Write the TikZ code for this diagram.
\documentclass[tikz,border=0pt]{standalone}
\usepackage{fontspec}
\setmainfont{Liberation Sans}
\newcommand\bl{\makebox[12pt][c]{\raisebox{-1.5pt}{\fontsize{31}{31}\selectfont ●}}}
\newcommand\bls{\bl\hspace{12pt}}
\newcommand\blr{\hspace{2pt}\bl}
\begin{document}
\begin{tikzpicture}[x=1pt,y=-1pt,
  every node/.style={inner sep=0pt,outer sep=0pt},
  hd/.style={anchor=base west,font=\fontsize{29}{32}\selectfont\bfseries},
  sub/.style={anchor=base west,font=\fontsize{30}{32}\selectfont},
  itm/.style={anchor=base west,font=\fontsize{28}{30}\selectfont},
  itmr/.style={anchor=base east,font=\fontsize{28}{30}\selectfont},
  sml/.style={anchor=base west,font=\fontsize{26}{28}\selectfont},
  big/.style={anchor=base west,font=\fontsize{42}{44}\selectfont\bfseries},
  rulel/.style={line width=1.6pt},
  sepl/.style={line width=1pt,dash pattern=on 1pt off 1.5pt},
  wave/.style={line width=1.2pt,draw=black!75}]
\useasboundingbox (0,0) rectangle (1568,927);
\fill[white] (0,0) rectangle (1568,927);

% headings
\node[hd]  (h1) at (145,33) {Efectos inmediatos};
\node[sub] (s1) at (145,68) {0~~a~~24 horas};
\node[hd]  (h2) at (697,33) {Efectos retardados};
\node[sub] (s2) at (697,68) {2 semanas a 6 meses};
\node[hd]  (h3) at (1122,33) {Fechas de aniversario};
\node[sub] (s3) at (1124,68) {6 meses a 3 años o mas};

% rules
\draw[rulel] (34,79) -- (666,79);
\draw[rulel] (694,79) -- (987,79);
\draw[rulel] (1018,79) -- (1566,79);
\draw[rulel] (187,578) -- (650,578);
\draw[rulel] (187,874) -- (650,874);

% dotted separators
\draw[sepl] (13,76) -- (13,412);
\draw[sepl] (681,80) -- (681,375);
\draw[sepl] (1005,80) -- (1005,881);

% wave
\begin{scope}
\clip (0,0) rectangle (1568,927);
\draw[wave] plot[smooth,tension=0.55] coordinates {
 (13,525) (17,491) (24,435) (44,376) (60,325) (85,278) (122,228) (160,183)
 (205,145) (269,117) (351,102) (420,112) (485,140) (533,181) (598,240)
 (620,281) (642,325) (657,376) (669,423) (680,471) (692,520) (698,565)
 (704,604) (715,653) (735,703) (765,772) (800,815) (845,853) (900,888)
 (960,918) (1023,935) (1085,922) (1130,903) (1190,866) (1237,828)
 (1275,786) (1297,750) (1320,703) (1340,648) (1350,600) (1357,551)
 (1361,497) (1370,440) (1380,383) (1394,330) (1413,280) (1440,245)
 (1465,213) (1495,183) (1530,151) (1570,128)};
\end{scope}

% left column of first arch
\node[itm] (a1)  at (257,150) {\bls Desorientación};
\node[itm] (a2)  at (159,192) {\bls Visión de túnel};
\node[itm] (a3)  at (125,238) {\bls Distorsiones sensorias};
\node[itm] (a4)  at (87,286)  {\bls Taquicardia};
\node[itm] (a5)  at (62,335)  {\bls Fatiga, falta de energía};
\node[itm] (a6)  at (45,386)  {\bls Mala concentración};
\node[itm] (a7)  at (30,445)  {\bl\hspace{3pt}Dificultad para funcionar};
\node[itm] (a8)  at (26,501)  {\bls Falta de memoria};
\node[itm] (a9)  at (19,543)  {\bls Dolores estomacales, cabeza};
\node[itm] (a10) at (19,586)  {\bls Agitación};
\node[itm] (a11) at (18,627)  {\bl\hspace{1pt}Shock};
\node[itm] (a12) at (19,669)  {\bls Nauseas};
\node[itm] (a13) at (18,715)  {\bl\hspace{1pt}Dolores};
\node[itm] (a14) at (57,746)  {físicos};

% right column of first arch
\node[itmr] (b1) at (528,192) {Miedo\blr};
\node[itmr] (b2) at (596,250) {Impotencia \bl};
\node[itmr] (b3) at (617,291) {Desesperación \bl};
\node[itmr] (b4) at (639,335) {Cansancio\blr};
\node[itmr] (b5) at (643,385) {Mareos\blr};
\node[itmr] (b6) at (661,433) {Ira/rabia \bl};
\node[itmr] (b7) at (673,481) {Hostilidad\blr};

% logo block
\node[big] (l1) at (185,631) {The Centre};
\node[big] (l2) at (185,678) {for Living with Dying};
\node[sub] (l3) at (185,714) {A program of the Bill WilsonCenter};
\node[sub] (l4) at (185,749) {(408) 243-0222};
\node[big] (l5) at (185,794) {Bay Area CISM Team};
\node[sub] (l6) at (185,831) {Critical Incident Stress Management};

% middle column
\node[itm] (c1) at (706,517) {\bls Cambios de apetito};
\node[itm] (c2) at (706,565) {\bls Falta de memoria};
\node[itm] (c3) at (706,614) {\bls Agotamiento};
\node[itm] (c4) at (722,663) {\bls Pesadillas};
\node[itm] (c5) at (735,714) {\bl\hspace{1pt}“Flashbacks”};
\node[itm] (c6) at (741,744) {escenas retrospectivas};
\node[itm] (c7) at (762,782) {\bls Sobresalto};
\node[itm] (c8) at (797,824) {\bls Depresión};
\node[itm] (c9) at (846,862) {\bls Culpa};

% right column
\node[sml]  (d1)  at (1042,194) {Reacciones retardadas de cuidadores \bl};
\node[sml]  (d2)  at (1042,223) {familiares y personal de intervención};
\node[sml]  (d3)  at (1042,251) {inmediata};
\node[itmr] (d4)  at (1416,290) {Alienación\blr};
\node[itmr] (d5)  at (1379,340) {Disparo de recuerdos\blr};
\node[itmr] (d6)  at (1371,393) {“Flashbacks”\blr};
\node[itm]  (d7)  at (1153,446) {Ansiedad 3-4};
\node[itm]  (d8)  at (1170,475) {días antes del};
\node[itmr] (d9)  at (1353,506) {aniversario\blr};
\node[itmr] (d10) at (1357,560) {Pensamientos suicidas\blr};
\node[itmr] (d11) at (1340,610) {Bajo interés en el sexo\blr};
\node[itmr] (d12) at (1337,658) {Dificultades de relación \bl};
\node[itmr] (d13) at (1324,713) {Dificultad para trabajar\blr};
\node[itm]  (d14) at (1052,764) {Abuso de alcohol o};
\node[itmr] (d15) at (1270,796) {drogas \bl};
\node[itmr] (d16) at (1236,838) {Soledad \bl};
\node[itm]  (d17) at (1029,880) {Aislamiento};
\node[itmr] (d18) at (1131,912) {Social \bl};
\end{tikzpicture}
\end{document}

__________________________________________________

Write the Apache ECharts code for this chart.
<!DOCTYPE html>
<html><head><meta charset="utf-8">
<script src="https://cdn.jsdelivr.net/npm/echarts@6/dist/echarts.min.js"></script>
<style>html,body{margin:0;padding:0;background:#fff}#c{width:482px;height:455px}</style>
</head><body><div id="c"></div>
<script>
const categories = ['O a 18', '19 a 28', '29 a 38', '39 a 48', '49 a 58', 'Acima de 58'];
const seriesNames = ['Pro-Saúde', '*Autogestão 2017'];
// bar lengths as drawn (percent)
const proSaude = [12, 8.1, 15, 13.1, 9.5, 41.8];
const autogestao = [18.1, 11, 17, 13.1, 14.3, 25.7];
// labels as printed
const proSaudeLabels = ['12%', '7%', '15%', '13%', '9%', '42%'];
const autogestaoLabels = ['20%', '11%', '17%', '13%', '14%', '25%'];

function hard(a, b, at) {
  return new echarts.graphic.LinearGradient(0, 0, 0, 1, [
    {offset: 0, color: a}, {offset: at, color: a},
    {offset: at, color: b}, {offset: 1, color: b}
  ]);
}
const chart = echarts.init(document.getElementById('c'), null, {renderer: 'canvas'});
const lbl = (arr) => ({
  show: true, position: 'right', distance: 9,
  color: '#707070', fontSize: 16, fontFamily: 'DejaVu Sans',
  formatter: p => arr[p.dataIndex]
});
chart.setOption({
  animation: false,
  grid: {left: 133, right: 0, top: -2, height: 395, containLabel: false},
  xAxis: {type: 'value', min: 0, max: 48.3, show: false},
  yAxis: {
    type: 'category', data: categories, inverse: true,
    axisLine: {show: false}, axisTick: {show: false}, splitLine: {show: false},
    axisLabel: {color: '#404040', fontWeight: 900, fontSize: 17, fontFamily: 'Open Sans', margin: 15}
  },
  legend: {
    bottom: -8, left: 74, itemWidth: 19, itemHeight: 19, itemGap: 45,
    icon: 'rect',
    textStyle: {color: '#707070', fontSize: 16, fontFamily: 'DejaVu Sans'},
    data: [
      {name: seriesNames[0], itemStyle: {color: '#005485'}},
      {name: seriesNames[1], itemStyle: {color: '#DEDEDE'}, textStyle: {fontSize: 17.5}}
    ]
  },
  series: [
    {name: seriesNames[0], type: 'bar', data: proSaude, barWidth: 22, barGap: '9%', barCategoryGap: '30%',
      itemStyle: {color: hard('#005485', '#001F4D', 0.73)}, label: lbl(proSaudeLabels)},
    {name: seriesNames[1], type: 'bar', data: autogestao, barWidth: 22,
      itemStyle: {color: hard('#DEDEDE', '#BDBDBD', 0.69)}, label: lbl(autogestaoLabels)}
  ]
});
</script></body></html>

__________________________________________________

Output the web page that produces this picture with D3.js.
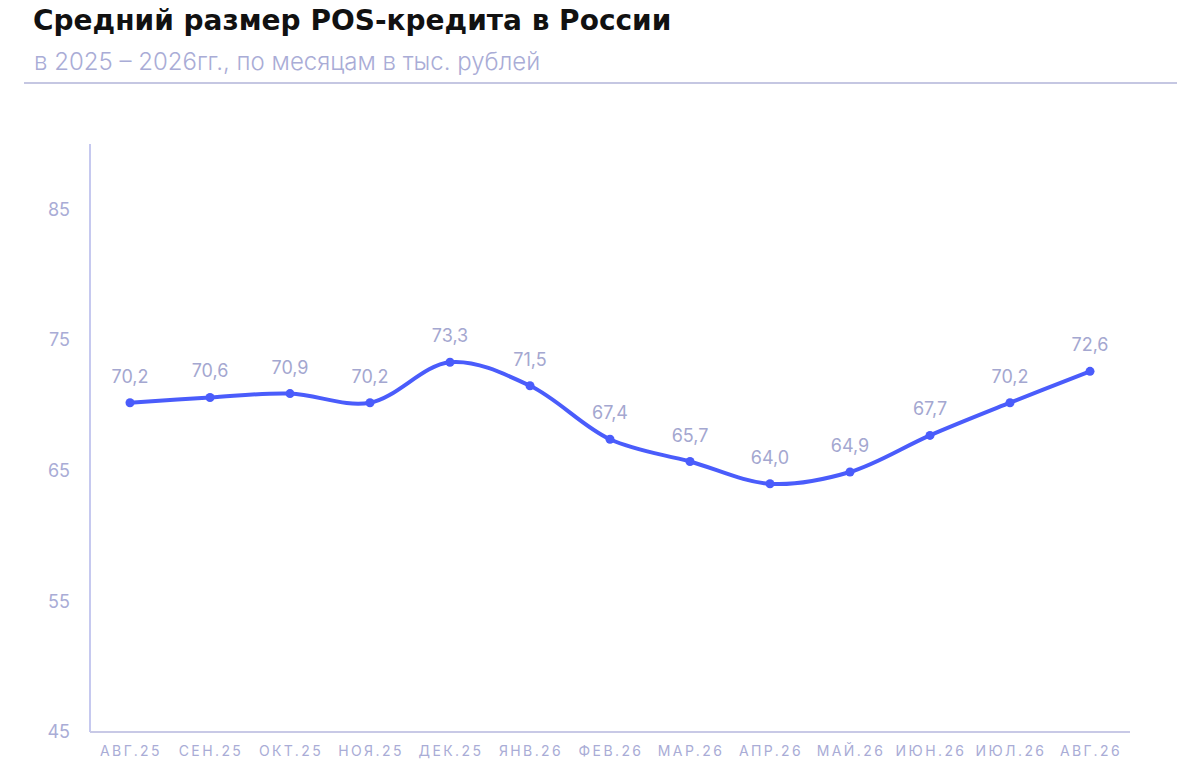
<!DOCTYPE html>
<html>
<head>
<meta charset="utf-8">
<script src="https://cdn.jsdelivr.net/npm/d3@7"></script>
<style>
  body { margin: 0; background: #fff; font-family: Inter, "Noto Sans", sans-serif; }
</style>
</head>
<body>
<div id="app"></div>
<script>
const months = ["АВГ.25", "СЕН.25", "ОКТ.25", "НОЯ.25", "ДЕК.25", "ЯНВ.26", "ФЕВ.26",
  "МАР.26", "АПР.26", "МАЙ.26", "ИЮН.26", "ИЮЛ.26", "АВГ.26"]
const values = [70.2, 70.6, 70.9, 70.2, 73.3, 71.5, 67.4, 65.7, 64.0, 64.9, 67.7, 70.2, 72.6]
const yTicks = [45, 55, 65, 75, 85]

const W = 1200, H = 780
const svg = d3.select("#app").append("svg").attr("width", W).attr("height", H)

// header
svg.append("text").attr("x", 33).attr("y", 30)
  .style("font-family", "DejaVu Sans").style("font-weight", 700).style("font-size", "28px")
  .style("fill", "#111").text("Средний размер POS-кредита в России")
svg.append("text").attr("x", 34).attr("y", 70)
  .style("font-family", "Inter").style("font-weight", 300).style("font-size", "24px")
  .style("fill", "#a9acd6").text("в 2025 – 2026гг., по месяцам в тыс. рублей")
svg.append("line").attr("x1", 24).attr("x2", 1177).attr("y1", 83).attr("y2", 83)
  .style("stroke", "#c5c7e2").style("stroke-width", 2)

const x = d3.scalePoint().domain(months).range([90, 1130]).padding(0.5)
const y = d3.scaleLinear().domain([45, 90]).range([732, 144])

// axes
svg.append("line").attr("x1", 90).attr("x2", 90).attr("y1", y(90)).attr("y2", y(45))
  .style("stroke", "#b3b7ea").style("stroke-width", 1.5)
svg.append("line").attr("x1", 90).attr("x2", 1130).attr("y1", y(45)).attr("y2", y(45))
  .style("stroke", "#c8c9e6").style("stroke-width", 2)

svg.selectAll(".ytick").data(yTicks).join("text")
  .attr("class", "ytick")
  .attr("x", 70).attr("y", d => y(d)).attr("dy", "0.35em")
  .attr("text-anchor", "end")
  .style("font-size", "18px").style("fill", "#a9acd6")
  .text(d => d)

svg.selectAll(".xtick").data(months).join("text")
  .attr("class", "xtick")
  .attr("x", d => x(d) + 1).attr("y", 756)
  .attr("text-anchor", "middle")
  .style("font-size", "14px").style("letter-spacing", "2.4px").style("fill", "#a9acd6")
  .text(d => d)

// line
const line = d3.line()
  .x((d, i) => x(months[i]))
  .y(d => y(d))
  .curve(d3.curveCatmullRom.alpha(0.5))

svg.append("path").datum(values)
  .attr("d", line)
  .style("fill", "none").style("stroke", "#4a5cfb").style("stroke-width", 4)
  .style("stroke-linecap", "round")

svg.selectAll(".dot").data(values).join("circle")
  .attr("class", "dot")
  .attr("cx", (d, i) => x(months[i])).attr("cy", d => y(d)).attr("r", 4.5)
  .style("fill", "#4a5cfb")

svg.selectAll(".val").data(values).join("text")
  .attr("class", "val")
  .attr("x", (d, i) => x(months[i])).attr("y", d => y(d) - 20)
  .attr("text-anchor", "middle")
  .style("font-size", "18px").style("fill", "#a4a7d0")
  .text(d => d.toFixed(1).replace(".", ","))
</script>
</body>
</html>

__________________________________________________

Given task.
Write out exactly the lines running from the line containing "Write the Apache ECharts code for this chart." to the line containing "['20%', '11%', '17%', '13%', '14%', '25%'];", with both of those lines included.

Solution for this task.
Write the Apache ECharts code for this chart.
<!DOCTYPE html>
<html><head><meta charset="utf-8">
<script src="https://cdn.jsdelivr.net/npm/echarts@6/dist/echarts.min.js"></script>
<style>html,body{margin:0;padding:0;background:#fff}#c{width:482px;height:455px}</style>
</head><body><div id="c"></div>
<script>
const categories = ['O a 18', '19 a 28', '29 a 38', '39 a 48', '49 a 58', 'Acima de 58'];
const seriesNames = ['Pro-Saúde', '*Autogestão 2017'];
// bar lengths as drawn (percent)
const proSaude = [12, 8.1, 15, 13.1, 9.5, 41.8];
const autogestao = [18.1, 11, 17, 13.1, 14.3, 25.7];
// labels as printed
const proSaudeLabels = ['12%', '7%', '15%', '13%', '9%', '42%'];
const autogestaoLabels = ['20%', '11%', '17%', '13%', '14%', '25%'];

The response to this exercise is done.